El hecho llamativo o extraño es que a simple vista de los números, la dramática escalada coincide con el incremento de la presión feminista en la sociedad. Claro que de esta coincidencia no puede establecerse la ecuación de que a mayor presión feminista más virulenta es la reacción machista como podría creerse juzgando a la ligera. No sería correcto ni justo, aunque..., me explicaré

Ahora se pretenderá frenar la hemorragia inadmisible de tanta víctima femenina, con normas y más normas –que es con excesiva frecuencia lo más que saben hacer los políticos-, normas de carácter policial y penal, en un intento que resultará fallido –al tiempo me remito- de atajar el mal, el peligro de cada situación de riesgo antes de que sea demasiado tarde. Bueno, algo podrá adelantarse en este sentido con una eficaz política preventiva, pero que nadie se haga demasiadas ilusiones respecto a sus logros finales.
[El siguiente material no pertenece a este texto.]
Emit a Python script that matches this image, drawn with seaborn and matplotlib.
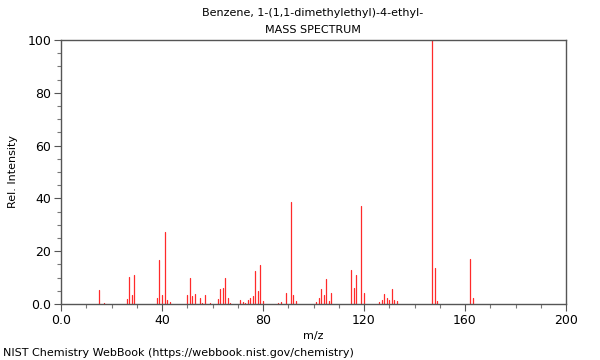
import matplotlib
matplotlib.use("Agg")
import matplotlib.pyplot as plt
import seaborn as sns
import pandas as pd
from matplotlib.ticker import MultipleLocator, FixedLocator, FixedFormatter

mz = [15, 17, 26, 27, 28, 29, 38, 39, 40, 41, 42, 43, 50, 51, 52, 53, 55, 56, 57, 59,
      62, 63, 64, 65, 66, 67, 71, 72, 73, 74, 75, 76, 77, 78, 79, 80, 86, 87, 89, 91,
      92, 93, 101, 102, 103, 104, 105, 106, 107, 115, 116, 117, 119, 120, 126, 127,
      128, 129, 130, 131, 132, 133, 147, 148, 149, 162, 163]
intensity = [5.3, 0.5, 1.9, 10.3, 3.5, 10.9, 2.3, 16.7, 3.3, 27.3, 1.5, 0.8, 3.4, 10.0,
             3.0, 3.8, 2.4, 0.5, 3.3, 0.5, 1.9, 5.8, 6.1, 9.8, 2.3, 0.5, 1.5, 0.9, 0.5,
             1.5, 2.3, 3.0, 12.6, 4.8, 14.6, 1.0, 0.5, 0.6, 4.3, 38.5, 3.4, 1.0, 0.6, 2.3,
             5.6, 3.5, 9.3, 1.3, 4.0, 13.0, 5.9, 10.9, 37.2, 4.2, 0.8, 1.6, 3.8, 2.1, 1.6,
             5.7, 1.6, 1.0, 100, 13.6, 1.0, 17.0, 2.3]
x_ticks = [0, 40, 80, 120, 160, 200]
x_labels = ["0.0", "40", "80", "120", "160", "200"]
y_ticks = [0, 20, 40, 60, 80, 100]
y_labels = ["0.0", "20", "40", "60", "80", "100"]

sns.set_style("white")
plt.rcParams['font.family'] = ['DejaVu Sans']
plt.rcParams['text.color'] = 'black'
plt.rcParams['axes.labelcolor'] = 'black'
plt.rcParams['xtick.labelcolor'] = 'black'
plt.rcParams['ytick.labelcolor'] = 'black'

# stems: each peak is a line from baseline to its intensity
rows = []
for m, v in zip(mz, intensity):
    rows.append({"mz": m, "y": 0.0, "peak": m})
    rows.append({"mz": m, "y": v, "peak": m})
df = pd.DataFrame(rows)

fig = plt.figure(figsize=(6, 3.6), dpi=100)
ax = fig.add_axes([61/600, 1 - 304/360, 505/600, 264/360])
sns.lineplot(data=df, x="mz", y="y", units="peak", estimator=None, sort=False,
             color="#ff2a2a", linewidth=0.9, ax=ax, legend=False)

ax.set_xlim(0, 200)
ax.set_ylim(0, 100)
ax.xaxis.set_major_locator(FixedLocator(x_ticks))
ax.xaxis.set_major_formatter(FixedFormatter(x_labels))
ax.yaxis.set_major_locator(FixedLocator(y_ticks))
ax.yaxis.set_major_formatter(FixedFormatter(y_labels))
ax.xaxis.set_minor_locator(MultipleLocator(10))
ax.yaxis.set_minor_locator(MultipleLocator(5))
ax.tick_params(axis="both", which="major", direction="out", length=5, width=0.8,
               color="#555555", labelcolor="black", labelsize=9, pad=2,
               bottom=True, left=True)
ax.tick_params(axis="both", which="minor", direction="out", length=3, width=0.8,
               color="#777777", bottom=True, left=True)
for s in ax.spines.values():
    s.set_visible(True)
    s.set_color("#555555")
    s.set_linewidth(1.0)
ax.set_xlabel("m/z", fontsize=8, labelpad=3, color="black")
ax.set_ylabel("Rel. Intensity", fontsize=8, labelpad=7, color="black")

fig.text(313/600, 1 - 13/360, "Benzene, 1-(1,1-dimethylethyl)-4-ethyl-", ha="center",
         va="center", fontsize=8, color="black")
fig.text(313/600, 1 - 30/360, "MASS SPECTRUM", ha="center", va="center", fontsize=8,
         color="black")
fig.text(3/600, 1 - 353/360, "NIST Chemistry WebBook (https://webbook.nist.gov/chemistry)",
         ha="left", va="center", fontsize=8, color="black")

fig.savefig("out.png", dpi=100)
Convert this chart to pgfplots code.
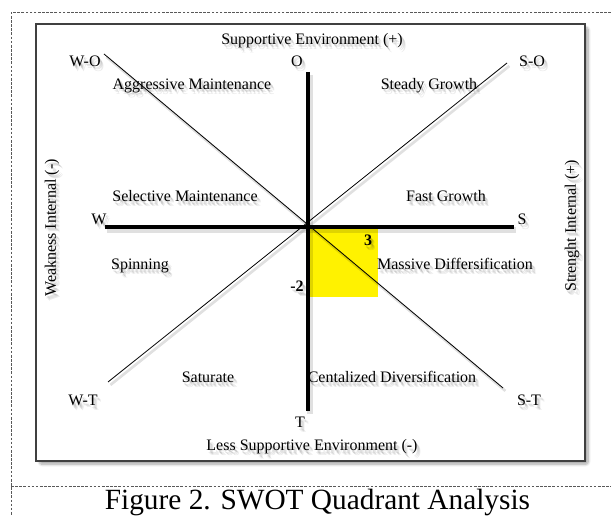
\documentclass[border=0pt]{standalone}
\usepackage{pgfplots}
\pgfplotsset{compat=1.18}
\usepackage{fontspec}
\setmainfont{Liberation Serif}
\usetikzlibrary{shadows.blur}

% one reference pixel = 0.75pt; labels carry a soft drop shadow as in the reference
\newcommand{\lab}[4][]{%
  \node[anchor=base,inner sep=0pt,opacity=0.10,xshift=1.2pt,yshift=-1.8pt,#1] at (axis cs:#2,#3) {#4};
  \node[anchor=base,inner sep=0pt,opacity=0.10,xshift=2.0pt,yshift=-2.6pt,#1] at (axis cs:#2,#3) {#4};
  \node[anchor=base,inner sep=0pt,opacity=0.08,xshift=2.8pt,yshift=-3.4pt,#1] at (axis cs:#2,#3) {#4};
  \node[anchor=base,inner sep=0pt,#1] at (axis cs:#2,#3) {#4};
}

\begin{document}
\begin{tikzpicture}
\begin{axis}[
  hide axis, scale only axis,
  width=458.25pt, height=387pt,
  xmin=0, xmax=611, ymin=0, ymax=516,
  y dir=reverse, clip=false,
  font=\fontsize{12}{14}\selectfont,
]
% outer dashed frame
\addplot[gray!70!black, line width=0.6pt, dash pattern=on 2pt off 1.1pt] coordinates {(611,12.5) (11,12.5) (11,516)};
\addplot[gray!70!black, line width=0.6pt, dash pattern=on 2pt off 1.1pt] coordinates {(11,486) (611,486)};
% inner frame with shadow
\draw[draw=black!75, line width=1.1pt, fill=white,
      blur shadow={shadow xshift=2.5pt, shadow yshift=-2.5pt, shadow blur steps=10, shadow blur extra rounding=2pt, shadow opacity=35}]
  (axis cs:36,24) rectangle (axis cs:585,461);

% yellow position box (S = 3, O = -2)
\addplot[fill=yellow, draw=none] coordinates {(307.5,227) (378,227) (378,297) (307.5,297)} -- cycle;

% shadows of lines
\addplot[black, opacity=0.12, line width=2pt, xshift=1.8pt, yshift=-2.2pt] coordinates {(104,54) (503,388)};
\addplot[black, opacity=0.12, line width=2pt, xshift=1.8pt, yshift=-2.2pt] coordinates {(507,63) (108,382)};
\addplot[black, opacity=0.12, line width=4pt, xshift=1.8pt, yshift=-2.2pt] coordinates {(105,227) (514,227)};
\addplot[black, opacity=0.12, line width=4pt, xshift=1.8pt, yshift=-2.2pt] coordinates {(307.5,72) (307.5,411)};

% diagonals
\addplot[black, line width=0.6pt] coordinates {(104,54) (503,388)};
\addplot[black, line width=0.6pt] coordinates {(507,63) (108,382)};
% main axes W-S and O-T
\addplot[black, line width=3pt] coordinates {(105,227) (514,227)};
\addplot[black, line width=3pt] coordinates {(307.5,72) (307.5,411)};

% labels
\lab{312}{44.5}{Supportive Environment (+)}
\lab{297}{66.5}{O}
\lab{85}{66.5}{W-O}
\lab{532}{66.5}{S-O}
\lab{192}{89.5}{Aggressive Maintenance}
\lab{429}{89.5}{Steady Growth}
\lab[anchor=center,rotate=90]{52}{228}{Weakness Internal (-)}
\lab[anchor=center,rotate=90]{572}{226}{Strenght Internal (+)}
\lab{185}{201.7}{Selective Maintenance}
\lab{446}{201.7}{Fast Growth}
\lab{99}{224.5}{W}
\lab{522}{224.5}{S}
\lab{140}{270}{Spinning}
\lab{455}{270}{Massive Differsification}
\lab[font=\fontsize{12}{14}\selectfont\bfseries]{368}{246}{3}
\lab[font=\fontsize{12}{14}\selectfont\bfseries]{297}{291.7}{-2}
\lab{208}{382.7}{Saturate}
\lab{392}{382.7}{Centalized Diversification}
\lab{83}{405.7}{W-T}
\lab{529}{405.7}{S-T}
\lab{300}{428}{T}
\lab{312}{451}{Less Supportive Environment (-)}

\node[anchor=base, inner sep=0pt, font=\fontsize{22}{26}\selectfont] at (axis cs:317.5,509.5) {Figure 2. SWOT Quadrant Analysis};
\end{axis}
\pgfresetboundingbox
\path (current axis.south west) rectangle (current axis.north east);
\end{tikzpicture}
\end{document}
Erradicar de raíz esta plaga no es cuestión de diagnósticos más o menos precoces, actuando rápidamente por síntomas a veces engañosas, sino de superar la profunda crisis moral que sufre nuestra desnortada sociedad. Sí, sí, no se rían los progres, en el enorme déficit moral que padecemos está la causa fundamental de este y otros muchos males sociales.

Ya sé que hablar de moral no está de moda, ya no se lleva. Sé que se ha banalizado el matrimonio dando entrada en el concepto a las más peregrinas uniones personales; sé que los mocitos de ahora ya no se casan ni por el juzgado, que lo que ahora “mola” es vivir en pareja, o sea emparejados como los animalitos silvestres; que se “exige” aborto a escape libre (el “aborto es sagrado” ¡qué aberración más monstruosa, sacralizar el crimen!, “nosotras parimos, nosotras decidimos”. etc.). En resumen, “el todo vale”, pero si todo vale, vale todo, todo y en todo. Vale meter la mano en el cajón si hay ocasión de hacerlo, vale crear una inmensa red de EREs fraudulentos, vale vivir de la sopa boba sindical a costa del esfuerzo ajeno o la ubre estatal, etc., etc.

Una vez derribado el muro moral, por ejemplo, con el aborto nunca justificable, faltando por completo al absoluto respeto que merece toda vida humana, desde la concepción hasta el trance final, ¿cómo podemos sorprendernos de que haya individuos desalmados que tampoco respeten la vida de sus parejas? ¿Coartarse por el hecho de ser mujeres? ¿En qué código “moral” del “todo vale” está eso escrito? Si se puede matar impunemente a un nasciturus –a cientos de miles sólo en España- por qué no se puede liquidar a la prójima que incordia o a cualquier prójimo fastidioso. ¿Qué de ese modo el mundo sería un infierno? Naturalmente. Matar al prójimo o prójima de cualquier edad y por cualquier circunstancias, es un crimen, y como crimen lo trataría una sociedad donde el supremo valor moral fuera el respeto mutuo, el principio de respetar a los otros, tanto más cuanto más desvalidos fuesen, como queremos que nos respeten a nosotros. Esta debería ser la ley ética universal. ¿Lo es? He aquí el quid de la cuestión. De donde se infiere que todos los policías del mundo –al menos los de este país- no lograrán acabar con esta plaga que nos aflige, por mucho que griten aquellos grupos que menos derecho tienen para levantar la voz, por su perverso comportamiento en otros aspectos de la conducta humana.